A leader of a former rebel group in northern Mali was killed on Saturday by a mine explosion in Kidal in the country’s north, military and ex-rebel sources said.
Cheikh Ag Aoussa’s car “was hit by a mine and he died on the spot” after he left the office of the UN’s MINUSMA mission, according to an African military source who is part of the deployment, reports BSS.
“He was attending a meeting, then as he went to go home he was accidentally killed,” the source added. The former rebel Coordination of Azawad Movements (CMA), which controls Kidal, confirmed his death and called for an “independent inquiry”.
“Among the theories, there is that of an attack and a car bombing,” CMA member Mohamed Ag Oussene told AFP.
An official in Kidal also said Aoussa was killed by a mine.
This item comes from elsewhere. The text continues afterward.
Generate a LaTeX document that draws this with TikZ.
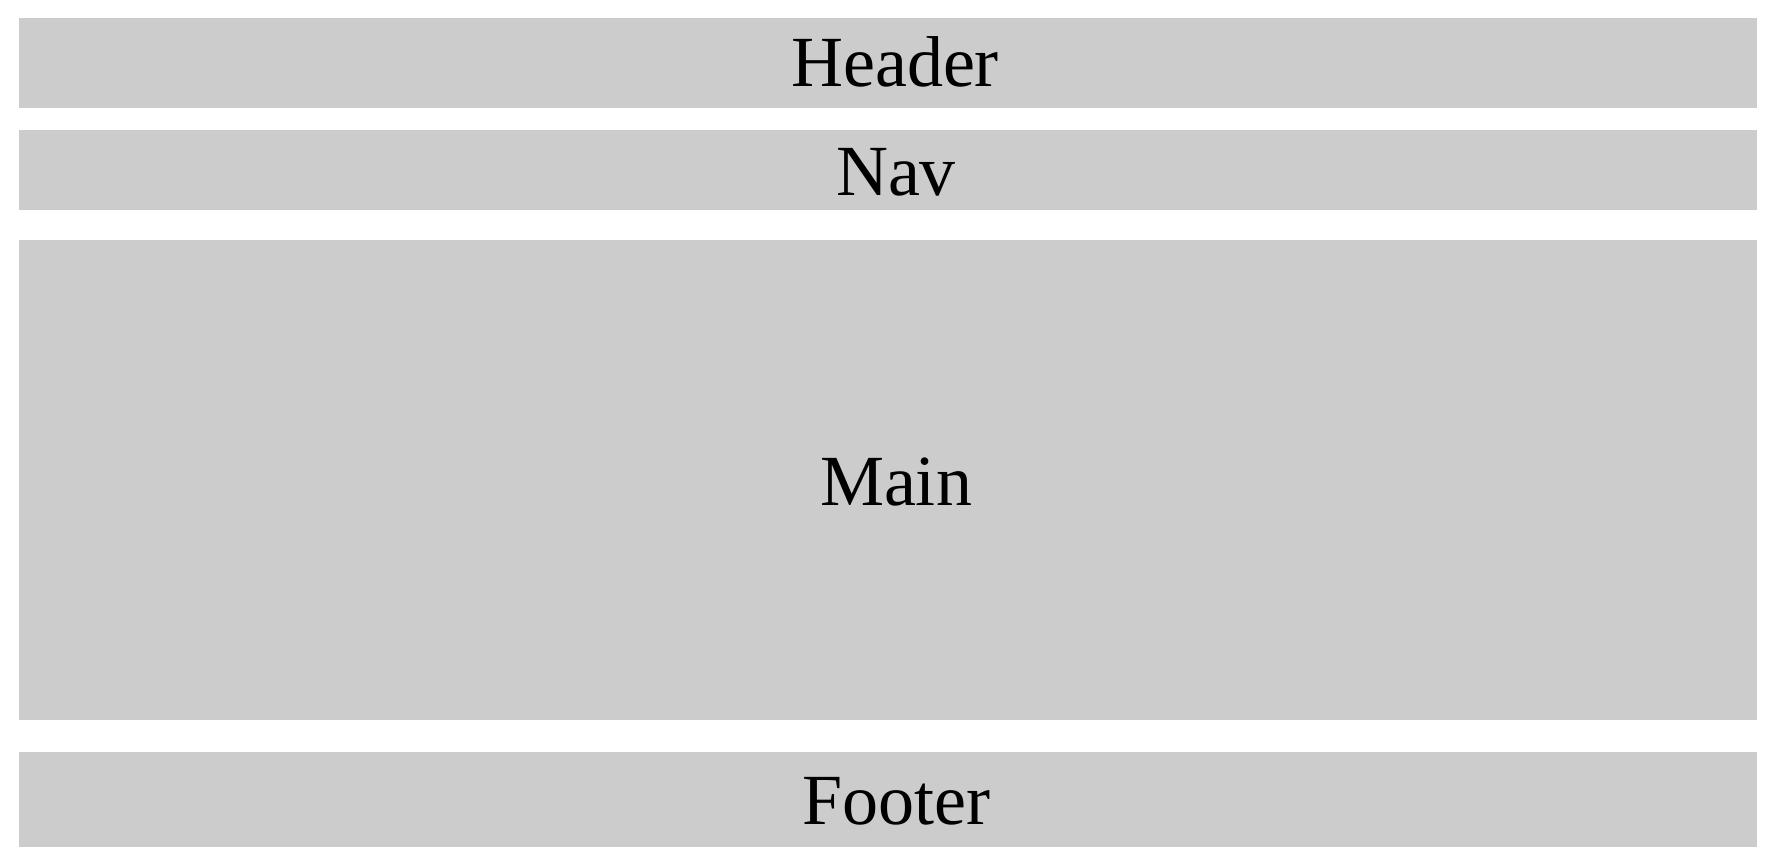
\documentclass[tikz,border=0pt]{standalone}
\usepackage{fontspec}
\setmainfont{Liberation Serif}
\definecolor{boxgray}{HTML}{CCCCCC}
\begin{document}
\begin{tikzpicture}[x=1pt,y=-1pt,
  region/.style={fill=boxgray,draw=none},
  label/.style={anchor=base,inner sep=0pt,font=\fontsize{72}{80}\selectfont}]
\useasboundingbox (0,0) rectangle (1790,857);
\fill[white] (0,0) rectangle (1790,857);
\path[region] (19,18) rectangle (1757,108) coordinate (hb);
\path[region] (19,130) rectangle (1757,210);
\path[region] (19,240) rectangle (1757,720);
\path[region] (19,752) rectangle (1757,847);
\node[label] (header) at (895,86) {Header};
\node[label] (nav) at (896,195) {Nav};
\node[label] (main) at (896,505) {Main};
\node[label] (footer) at (896,824) {Footer};
\end{tikzpicture}
\end{document}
A Tuareg from the Ifoghas tribe, Aoussa was the number two in the High Council for the Unity of Azawad (HCUA), one of a myriad of armed groups in northern Mali.
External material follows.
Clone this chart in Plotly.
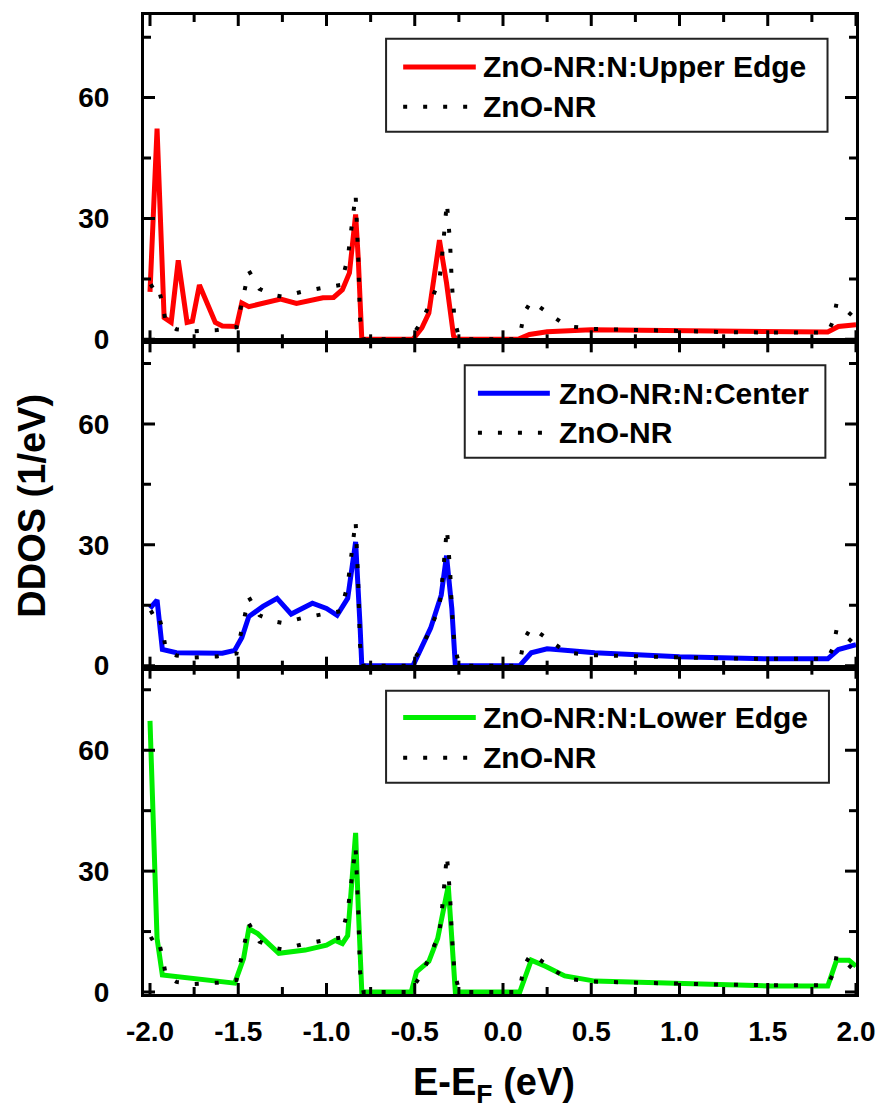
import plotly.graph_objects as go
from plotly.subplots import make_subplots

# ---------------- data ----------------
ref_x = [-2.0, -1.96, -1.93, -1.91, -1.85, -1.75, -1.62, -1.51, -1.47, -1.44, -1.38, -1.30,
         -1.25, -1.14, -1.03, -0.92, -0.88, -0.835, -0.82, -0.81, -0.79, -0.52, -0.49, -0.46,
         -0.41, -0.36, -0.34, -0.318, -0.30, -0.29, -0.275, -0.25, -0.22, 0.08, 0.10, 0.12,
         0.16, 0.24, 0.36, 0.5, 0.75, 1.0, 1.25, 1.5, 1.75, 1.84, 1.87, 1.89, 1.95, 2.0]
ref_y = [13, 14, 9, 4, 2.5, 2, 2.3, 3, 11, 17, 12.5, 11,
         10.6, 11.8, 12.7, 13.5, 20, 36, 20, 5, 0, 0, 2.5, 4.5,
         9.3, 14.7, 23, 34, 24, 14, 5, 0.5, 0, 0, 2, 6.6,
         9.5, 7, 3.3, 2.6, 2.3, 2.0, 1.8, 1.7, 1.6, 1.7, 4.5, 9, 7, 5]

upper_x = [-2.0, -1.96, -1.92, -1.88, -1.84, -1.79, -1.76, -1.72, -1.63, -1.59, -1.51, -1.48,
           -1.44, -1.34, -1.26, -1.17, -1.02, -0.96, -0.91, -0.87, -0.835, -0.82, -0.80, -0.51,
           -0.46, -0.42, -0.36, -0.32, -0.28, -0.26, 0.085, 0.15, 0.25, 0.5, 1.0, 1.5, 1.84,
           1.9, 2.0]
upper_y = [11.8, 52.3, 5.4, 4.2, 19.6, 4.2, 4.5, 13.5, 4.2, 3.3, 3.2, 9,
           8.1, 9.3, 10, 8.9, 10.3, 10.4, 12.3, 16.5, 31, 20, 0, 0,
           2.8, 6.5, 24.6, 14, 0.8, 0, 0, 1.2, 1.9, 2.4, 2.1, 1.8, 1.8,
           3.2, 3.6]

center_x = [-2.0, -1.96, -1.93, -1.85, -1.59, -1.52, -1.48, -1.44, -1.36, -1.28, -1.2, -1.08,
            -1.0, -0.94, -0.88, -0.835, -0.81, -0.80, -0.51, -0.46, -0.41, -0.35, -0.32, -0.29,
            -0.27, 0.095, 0.16, 0.25, 0.52, 1.0, 1.51, 1.84, 1.9, 2.0]
center_y = [14.2, 16.3, 4, 3.2, 3.1, 3.8, 6.9, 12.2, 14.7, 16.7, 12.8, 15.5,
            14.2, 12.5, 16.7, 30.7, 10, 0, 0, 4.8, 9.3, 17.5, 27.3, 14.2,
            0, 0, 3.2, 4.2, 3.2, 2.2, 1.7, 1.7, 4, 5.2]

lower_x = [-2.0, -1.96, -1.93, -1.85, -1.7, -1.52, -1.47, -1.44, -1.39, -1.27, -1.12, -1.0,
           -0.95, -0.91, -0.88, -0.835, -0.82, -0.80, -0.52, -0.49, -0.42, -0.37, -0.31, -0.28,
           -0.27, 0.095, 0.16, 0.24, 0.35, 0.52, 1.0, 1.51, 1.84, 1.89, 1.96, 2.0]
lower_y = [67.3, 13.3, 4.2, 3.8, 3.0, 2.2, 8.3, 15.7, 14.5, 9.6, 10.4, 11.6,
           12.8, 12, 14, 39.5, 21, 0, 0, 5, 7.6, 13.3, 26.3, 7.6,
           0, 0, 7.9, 6.4, 4, 2.7, 2.2, 1.5, 1.5, 7.9, 7.9, 6.4]

series_names = ["ZnO-NR:N:Upper Edge", "ZnO-NR:N:Center", "ZnO-NR:N:Lower Edge"]
ref_name = "ZnO-NR"
series_colors = ["#FF0000", "#0000FF", "#00EE00"]

# tick positions every 0.25 (x) / 15 (y); only the major ones carry labels
x_tick_vals = [-2.0, -1.75, -1.5, -1.25, -1.0, -0.75, -0.5, -0.25, 0.0,
               0.25, 0.5, 0.75, 1.0, 1.25, 1.5, 1.75, 2.0]
x_tick_text = ["-2.0", "", "-1.5", "", "-1.0", "", "-0.5", "", "0.0",
               "", "0.5", "", "1.0", "", "1.5", "", "2.0"]
y_tick_vals = [0, 15, 30, 45, 60, 75]
y_tick_text = ["0", "", "30", "", "60", ""]

x_title = "E-E<sub>F</sub> (eV)"
y_title = "DDOS (1/eV)"

# ---------------- figure ----------------
FONT = "Liberation Sans, Arial, sans-serif"
MAJOR_LEN, MINOR_LEN = 11, 7
fig = make_subplots(rows=3, cols=1, shared_xaxes=True, vertical_spacing=0)

data_sets = [(upper_x, upper_y), (center_x, center_y), (lower_x, lower_y)]
for i, (xs, ys) in enumerate(data_sets):
    fig.add_trace(go.Scatter(x=xs, y=ys, mode="lines", name=series_names[i],
                             line=dict(color=series_colors[i], width=5),
                             showlegend=False), row=i + 1, col=1)
    fig.add_trace(go.Scatter(x=ref_x, y=ref_y, mode="lines", name=ref_name,
                             line=dict(color="black", width=4, dash="4px,16px"),
                             showlegend=False), row=i + 1, col=1)

axis_common = dict(showline=True, linewidth=3, linecolor="black", mirror=True,
                   ticks="", showgrid=False, zeroline=False,
                   tickfont=dict(family=FONT, size=28, color="black", weight="bold"))

for r in range(1, 4):
    fig.update_xaxes(row=r, col=1, range=[-2.034, 2.0], tickmode="array",
                     tickvals=x_tick_vals, ticktext=x_tick_text,
                     ticklabelstandoff=10, **axis_common)
    fig.update_yaxes(row=r, col=1, range=[-0.5, 80.5], tickmode="array",
                     tickvals=y_tick_vals, ticktext=y_tick_text,
                     ticklabelstandoff=26, **axis_common)

axis_ids = ["", "2", "3"]
tick_line = dict(color="black", width=3)

# ---------------- inward tick marks on all four sides (placed by the axis scales) ----------------
for i in range(3):
    xd, yd = f"x{axis_ids[i]}", f"y{axis_ids[i]}"
    for v, t in zip(x_tick_vals, x_tick_text):
        L = MAJOR_LEN if t else MINOR_LEN
        for anchor, sgn in ((0, 1), (1, -1)):
            fig.add_shape(type="line", xref=xd, yref=f"{yd} domain", x0=v, x1=v,
                          ysizemode="pixel", yanchor=anchor, y0=0, y1=sgn * L,
                          line=tick_line, layer="above")
    for v, t in zip(y_tick_vals, y_tick_text):
        L = MAJOR_LEN if t else MINOR_LEN
        for anchor, sgn in ((0, 1), (1, -1)):
            fig.add_shape(type="line", xref=f"{xd} domain", yref=yd, y0=v, y1=v,
                          xsizemode="pixel", xanchor=anchor, x0=0, x1=sgn * L,
                          line=tick_line, layer="above")

# ---------------- legends (boxes drawn in axis-domain coordinates) ----------------
legend_boxes = [
    dict(x0=0.340, x1=0.960, y0=0.642, y1=0.927, s0=0.364, s1=0.466, tx=0.473, r1=0.841, r2=0.719),
    dict(x0=0.4505, x1=0.957, y0=0.643, y1=0.927, s0=0.469, s1=0.570, tx=0.580, r1=0.841, r2=0.720),
    dict(x0=0.340, x1=0.962, y0=0.647, y1=0.929, s0=0.364, s1=0.466, tx=0.473, r1=0.847, r2=0.724),
]
for i, lb in enumerate(legend_boxes):
    xr = f"x{axis_ids[i]} domain"
    yr = f"y{axis_ids[i]} domain"
    fig.add_shape(type="rect", xref=xr, yref=yr, x0=lb["x0"], x1=lb["x1"], y0=lb["y0"], y1=lb["y1"],
                  line=dict(color="#222222", width=2), fillcolor="white", layer="above")
    fig.add_shape(type="line", xref=xr, yref=yr, x0=lb["s0"], x1=lb["s1"], y0=lb["r1"], y1=lb["r1"],
                  line=dict(color=series_colors[i], width=5), layer="above")
    fig.add_shape(type="line", xref=xr, yref=yr, x0=lb["s0"], x1=lb["s1"], y0=lb["r2"], y1=lb["r2"],
                  line=dict(color="black", width=4, dash="4px,16px"), layer="above")
    fig.add_annotation(xref=xr, yref=yr, x=lb["tx"], y=lb["r1"], text=series_names[i],
                       showarrow=False, xanchor="left", yanchor="middle",
                       font=dict(family=FONT, size=30, color="black", weight="bold"))
    fig.add_annotation(xref=xr, yref=yr, x=lb["tx"], y=lb["r2"], text=ref_name,
                       showarrow=False, xanchor="left", yanchor="middle",
                       font=dict(family=FONT, size=30, color="black", weight="bold"))

# ---------------- axis titles ----------------
fig.add_annotation(xref="paper", yref="paper", x=-0.1576, y=0.4985, text=y_title,
                   textangle=-90, showarrow=False, xanchor="center", yanchor="middle",
                   font=dict(family=FONT, size=38, color="black", weight="bold"))
fig.add_annotation(xref="paper", yref="paper", x=0.491, y=-0.0928, text=x_title,
                   showarrow=False, xanchor="center", yanchor="middle",
                   font=dict(family=FONT, size=38, color="black", weight="bold"))

fig.update_layout(width=887, height=1115,
                  margin=dict(l=144, r=26, t=13, b=121),
                  paper_bgcolor="white", plot_bgcolor="white",
                  showlegend=False)

fig.write_html("out.html")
The HCUA was formed mainly by dissident elements of al-Qaeda-linked Ansar Dine, one of the jihadist groups that occupied parts of northern Mali in 2012, throwing the country into chaos.
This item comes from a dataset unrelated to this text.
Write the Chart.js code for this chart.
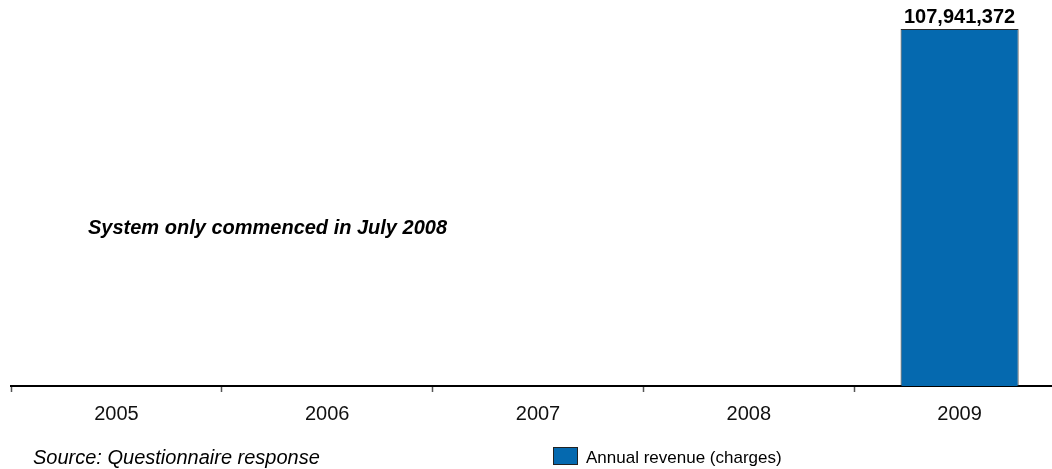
<!DOCTYPE html>
<html>
<head>
<meta charset="utf-8">
<title>Annual revenue (charges)</title>
<script src="https://cdn.jsdelivr.net/npm/chart.js@4/dist/chart.umd.min.js"></script>
<style>
    html, body { margin: 0; padding: 0; background: #fff; overflow: hidden; }
    #wrap { width: 1080px; height: 469px; }
</style>
</head>
<body>
<div id="wrap"><canvas id="revenueChart" width="1080" height="469"></canvas></div>
<script>
const years = ["2005", "2006", "2007", "2008", "2009"];
const revenue = [null, null, null, null, 107941372];
const seriesName = "Annual revenue (charges)";
const noteText = "System only commenced in July 2008";
const sourceText = "Source: Questionnaire response";

const FONT = "'Liberation Sans', Arial, Helvetica, sans-serif";
const BAR_BLUE = "#0569AF";

// value label above each bar
const valueLabels = {
    id: "valueLabels",
    afterDatasetsDraw(chart) {
        const ctx = chart.ctx;
        const meta = chart.getDatasetMeta(0);
        ctx.save();
        ctx.font = "bold 20px " + FONT;
        ctx.fillStyle = "#000";
        ctx.textAlign = "center";
        ctx.textBaseline = "alphabetic";
        meta.data.forEach((bar, i) => {
            const v = chart.data.datasets[0].data[i];
            if (v == null) return;
            ctx.fillText(v.toLocaleString("en-US"), bar.x, bar.y - 6);
        });
        ctx.restore();
    }
};

// note, source line and legend
const extras = {
    id: "extras",
    afterDraw(chart) {
        const ctx = chart.ctx;
        ctx.save();
        ctx.fillStyle = "#000";
        ctx.textAlign = "left";
        ctx.textBaseline = "alphabetic";

        ctx.font = "italic bold 20px " + FONT;
        ctx.fillText(noteText, 88, 234);

        ctx.font = "italic 20px " + FONT;
        ctx.fillText(sourceText, 33, 464);

        const ds = chart.data.datasets[0];
        ctx.fillStyle = ds.backgroundColor;
        ctx.fillRect(553.5, 447.5, 24, 17);
        ctx.strokeStyle = "#222";
        ctx.lineWidth = 1;
        ctx.strokeRect(553.5, 447.5, 24, 17);

        ctx.fillStyle = "#000";
        ctx.font = "17px " + FONT;
        ctx.fillText(ds.label, 586, 463);
        ctx.restore();
    }
};

new Chart(document.getElementById("revenueChart"), {
    type: "bar",
    data: {
        labels: years,
        datasets: [{
            label: seriesName,
            data: revenue,
            backgroundColor: BAR_BLUE,
            borderColor: "#2a2a2a",
            borderWidth: 1,
            borderSkipped: "bottom",
            categoryPercentage: 1,
            barPercentage: 0.56
        }]
    },
    options: {
        responsive: false,
        animation: false,
        layout: { padding: { left: 11, right: 15, top: 29, bottom: 0 } },
        plugins: {
            legend: { display: false },
            tooltip: { enabled: false }
        },
        scales: {
            x: {
                grid: {
                    offset: true,
                    drawOnChartArea: false,
                    drawTicks: true,
                    tickLength: 6,
                    tickWidth: 1.5,
                    tickColor: "#555"
                },
                border: { display: true, color: "#000", width: 2 },
                ticks: {
                    color: "#111",
                    padding: 10,
                    maxRotation: 0,
                    font: { family: FONT, size: 20 }
                },
                afterFit: scale => { scale.height = 83; }
            },
            y: {
                display: false,
                min: 0,
                max: Math.max(...revenue.filter(v => v != null))
            }
        }
    },
    plugins: [valueLabels, extras]
});
</script>
</body>
</html>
Aoussa had joined Ansar Dine as the rebellion broke out and served as right-hand man to its leader Iyad Ag Ghaly. He broke away in 2013 — just after the French-led intervention to halt the jihadists’ onslaught — to join a different group that would later become the HCUA.
Mali last year concluded a peace deal between the government, its armed proxies, and Tuareg-led rebels who have launched several uprisings since the 1960s. The deal’s implementation has been patchy. Kidal has been rocked by deadly fighting for control between armed groups which were party to the peace deal.
The fresh unrest has sparked international concern, with UN Secretary General Ban Ki-moon saying in a report published this week that the pro-government groups and former rebels involved in the clashes should potentially face sanctions.
The report warned of serious failings in the UN’s mission in Mali as it loses vital equipment and faces a rising threat from militants.
The ongoing international military intervention that began in January 2013 has driven Islamist fighters away from the major urban centres they had briefly controlled, but large tracts of Mali are still not controlled by domestic or foreign troops.